These steps apply to PCCX AI repositories unless a repository documents a stricter release procedure.
This process records how maintainers create a release. It does not describe the current state of any repository.
- The release scope is maintainer-approved in an issue, discussion, or pull request.
- The release commit is identified on the default branch after review and merge.
- All required CI checks for the release commit are green in GitHub.
- Verification evidence exists for every release claim, including links to CI runs, test commands, artifacts, screenshots, or logs.
- Any known exclusions, limitations, or deferred items are written in the release notes.
Before tagging, collect an evidence bundle that can be linked from the GitHub release:
- Release commit SHA.
- Merged pull requests included in the release.
- Required CI check names, conclusions, and GitHub Actions run URLs.
- Manual verification commands and their outputs, when manual checks are part of the release.
- Artifact names, checksums, package links, or build output locations.
- Known limitations and unsupported scenarios.
Do not include production, timing-closure, device-inference, stable API, stable ABI, or performance statements unless the evidence bundle directly supports them.
- Open the commit page for the release commit on GitHub.
- Confirm every required branch-protection check has a passing conclusion.
- Open each required CI run and confirm it corresponds to the same commit SHA.
- Record the CI run URLs in the evidence bundle.
- Stop the release process if a required check is missing, pending, skipped unexpectedly, cancelled, failed, or tied to a different commit.
Use an annotated tag from the release commit after the CI gate and evidence collection are complete:
git fetch origin
git checkout main
git pull --ff-only origin main
git rev-parse HEAD
git tag -a vX.Y.Z -m "vX.Y.Z"
git push origin vX.Y.ZRules:
- The tag name must match the repository's versioning scheme.
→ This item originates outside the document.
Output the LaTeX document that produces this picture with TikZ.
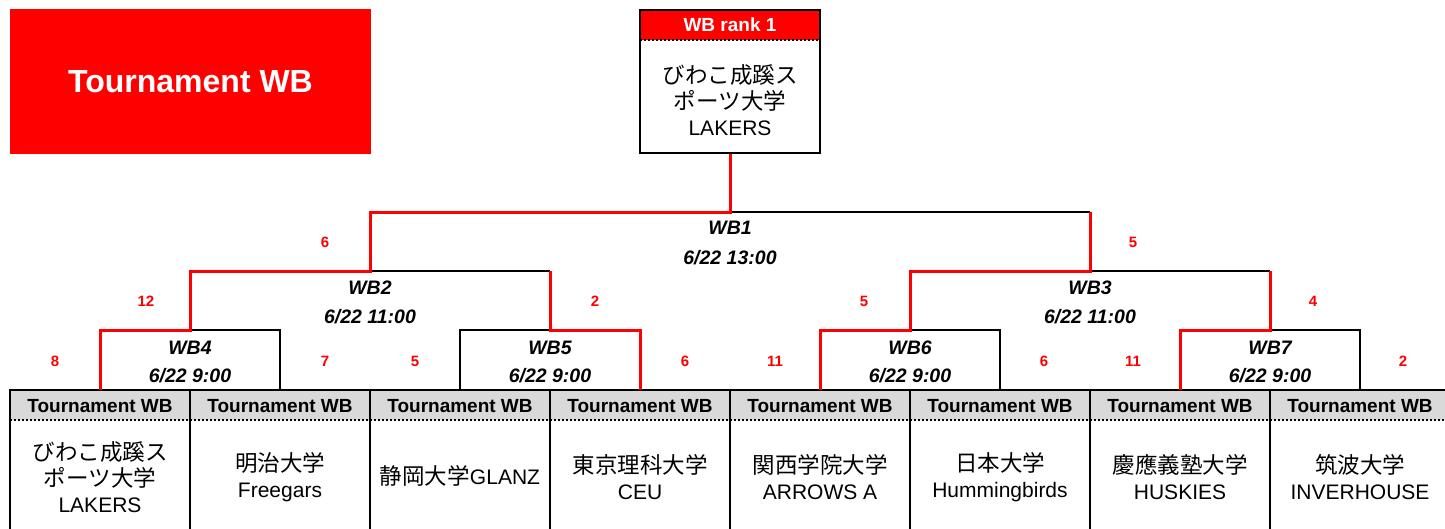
\documentclass[tikz,border=0pt]{standalone}
\usepackage{fontspec}
\setmainfont{Liberation Sans}
\newfontfamily\jpfont{Noto Sans CJK JP}
\newcommand{\J}[1]{{\jpfont\fontsize{22.5}{26}\selectfont #1}}
\definecolor{wbred}{HTML}{FF0000}
\definecolor{hdrgray}{HTML}{D9D9D9}
\begin{document}
\begin{tikzpicture}[x=1pt,y=-1pt,
  thinline/.style={black, line width=1.2pt},
  winline/.style={wbred, line width=3pt, line join=miter},
  score/.style={text=wbred, inner sep=0pt, font=\fontsize{15}{17}\selectfont\bfseries},
  matchname/.style={inner sep=0pt, font=\fontsize{19.5}{21}\selectfont\bfseries\itshape},
  hdrtext/.style={inner sep=0pt, font=\fontsize{19}{21}\selectfont\bfseries},
  bodytext/.style={inner sep=0pt, align=center, font=\fontsize{21}{26}\selectfont},
  dotline/.style={black, line width=1.5pt, dash pattern=on 2pt off 2pt}
]
\useasboundingbox (0,0) rectangle (1445,528);
\clip (0,0) rectangle (1445,528);

% title
\node[fill=wbred, minimum width=361pt, minimum height=145pt, inner sep=0pt,
      text=white, font=\fontsize{32}{35}\selectfont\bfseries] (title) at (190.5,81.5) {Tournament WB};

% rank box
\fill[wbred] (640,10) rectangle (820,40);
\draw[dotline] (640,40) -- (820,40);
\node[draw, line width=2pt, minimum width=180pt, minimum height=143pt, inner sep=0pt] (rankbox) at (730,81.5) {};
\node[hdrtext, text=white] (rankhdr) at (730,25) {WB rank 1};
\node[bodytext] (rankteam) at (730,100) {\J{びわこ成蹊ス}\\\J{ポーツ大学}\\LAKERS};

% team table
\foreach \i in {0,...,7} {
  \fill[hdrgray] ({10+180*\i},390) rectangle ({190+180*\i},420);
  \draw[dotline] ({10+180*\i},420) -- ({190+180*\i},420);
}
\foreach \i in {0,...,8} {
  \draw[black, line width=2.5pt] ({10+180*\i},390) -- ({10+180*\i},540);
}
\draw[black, line width=2.5pt] (8.75,390) -- (1450,390);

\foreach \i in {1,...,8} {
  \node[hdrtext] (hdr\i) at ({-80+180*\i},406) {Tournament WB};
  \coordinate (c\i) at ({-80+180*\i},390);
}
\node[bodytext] (team1) at (100,477) {\J{びわこ成蹊ス}\\\J{ポーツ大学}\\LAKERS};
\node[bodytext] (team2) at (280,477) {\J{明治大学}\\Freegars};
\node[bodytext] (team3) at (460,476) {\J{静岡大学}GLANZ};
\node[bodytext] (team4) at (640,477) {\J{東京理科大学}\\CEU};
\node[bodytext] (team5) at (820,477) {\J{関西学院大学}\\ARROWS A};
\node[bodytext] (team6) at (1000,477) {\J{日本大学}\\Hummingbirds};
\node[bodytext] (team7) at (1180,477) {\J{慶應義塾大学}\\HUSKIES};
\node[bodytext] (team8) at (1360,477) {\J{筑波大学}\\INVERHOUSE};

% bracket points
\coordinate (m4) at (190,330);
\coordinate (m5) at (550,330);
\coordinate (m6) at (910,330);
\coordinate (m7) at (1270,330);
\coordinate (m2) at (370,271);
\coordinate (m3) at (1090,271);
\coordinate (m1) at (730,212);

% losing lines
\draw[thinline] (m4) -| (c2);
\draw[thinline] (c3) |- (m5);
\draw[thinline] (m6) -| (c6);
\draw[thinline] (m7) -| (c8);
\draw[thinline] (m2) -- (m5 |- m2);
\draw[thinline] (m3) -- (m7 |- m3);
\draw[thinline] (m1) -- (m3 |- m1);

% winning lines
\draw[winline] (c1) |- (m4) |- (m2) |- (m1) -- (rankbox.south);
\draw[winline] (c4) |- (m5) -- (m5 |- m2);
\draw[winline] (c5) |- (m6) |- (m3) -- (m3 |- m1);
\draw[winline] (c7) |- (m7) -- (m7 |- m3);

% match labels
\node[matchname] (wb1) at (730,228) {WB1};
\node[matchname] (wb1t) at (730,258) {6/22 13:00};
\node[matchname] (wb2) at (370,288) {WB2};
\node[matchname] (wb2t) at (370,317) {6/22 11:00};
\node[matchname] (wb3) at (1090,288) {WB3};
\node[matchname] (wb3t) at (1090,317) {6/22 11:00};
\node[matchname] (wb4) at (190,348) {WB4};
\node[matchname] (wb4t) at (190,376) {6/22 9:00};
\node[matchname] (wb5) at (550,348) {WB5};
\node[matchname] (wb5t) at (550,376) {6/22 9:00};
\node[matchname] (wb6) at (910,348) {WB6};
\node[matchname] (wb6t) at (910,376) {6/22 9:00};
\node[matchname] (wb7) at (1270,348) {WB7};
\node[matchname] (wb7t) at (1270,376) {6/22 9:00};

% scores
\node[score] (s1a) at (325,242) {6};
\node[score] (s1b) at (1133,242) {5};
\node[score] (s2a) at (146,301) {12};
\node[score] (s2b) at (595,301) {2};
\node[score] (s3a) at (864,301) {5};
\node[score] (s3b) at (1313,301) {4};
\node[score] (s4a) at (55,361) {8};
\node[score] (s4b) at (325,361) {7};
\node[score] (s5a) at (415,361) {5};
\node[score] (s5b) at (685,361) {6};
\node[score] (s6a) at (775,361) {11};
\node[score] (s6b) at (1044,361) {6};
\node[score] (s7a) at (1133,361) {11};
\node[score] (s7b) at (1403,361) {2};
\end{tikzpicture}
\end{document}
Use
vMAJOR.MINOR.PATCHwhen the repository has no stricter convention. - The tag must point to the exact release commit whose CI evidence was collected.
- Do not retag an existing release tag. If a tag was pushed incorrectly, document the incident and follow maintainer direction before taking further action.
Create the GitHub release from the pushed tag:
- Open GitHub Releases for the repository.
- Choose Draft a new release.
- Select the tag pushed in the tag step.
- Set the release title to the tag name unless the repository documents a different convention.
- Write release notes with:
- Summary of included changes.
- Links to merged pull requests or changelog entries.
- CI evidence links for the tagged commit.
- Manual verification evidence, if applicable.
- Artifact checksums or package links, if applicable.
- Known limitations, exclusions, and follow-up work.
- Attach release artifacts only when they were produced by the verified commit or by documented release automation for that tag.
- Publish the GitHub release after another maintainer reviews the notes and evidence links.
- Confirm the release page points to the intended tag and commit.
- Confirm attached artifacts download and match recorded checksums when artifacts are used.
- Announce only the facts supported by the release notes and evidence bundle.
- Open follow-up issues for deferred items or problems found after publication.